What do you write in your brochures? Really think I need to make one, just don't want to spent a whole lot of time or add unnecessary info.
Anyone have a good template?
Thanks


----------



## danahuff (Mar 3, 2013)

What software do you have?

Apple Pages, Microsoft Word, and Microsoft Publisher all have nice brochure and newsletter templates.

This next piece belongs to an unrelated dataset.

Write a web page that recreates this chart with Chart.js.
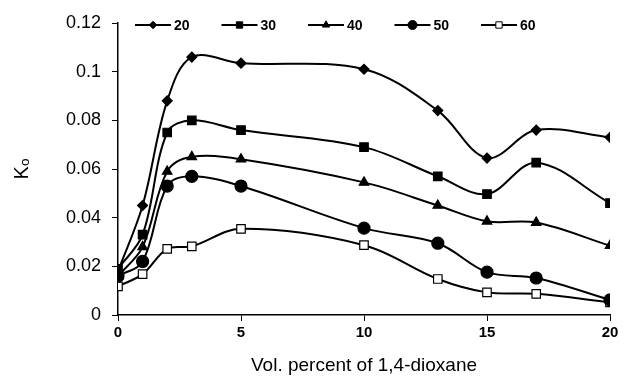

I created a brochure that has information about how to care for the soap so it lasts longer, how it is made and why it has lye in it, and why homemade soap is better for your skin. I slip it in all my Etsy orders.


----------



## AlchemyandAshes (Mar 3, 2013)

danahuff said:


> I created a brochure that has information about how to care for the soap so it lasts longer



I can't believe I forgot that very important bit of info on my brochures! :shock:
Luckily, I'm almost out and need to print more...I will definitely add that to mine...thanks for the inspiration 

My brochures have info on how soap is made, the ingredients in my soaps, the difference between commercial detergent bars and handmade soap, a little note about the term "natural" and the need to read the ingredients label, plus of course, every possible way to get a hold of me if they want more soap.


----------



## Mommysoaper (Mar 4, 2013)

What a great idea!  I had thought about making up brochures but wasn't sure if I should.  Sounds like it is something I do need to pursue!  Thanks for the reminder!


----------



## Shannon_m (Mar 4, 2013)

Mommysoaper said:


> What a great idea!  I had thought about making up brochures but wasn't sure if I should.  Sounds like it is something I do need to pursue!  Thanks for the reminder!



For some of the items I make that need a bit of "instruction" I type out an info card. I'd thought about a general info brochure but I haven't done it yet. Guess I need to get on that!


----------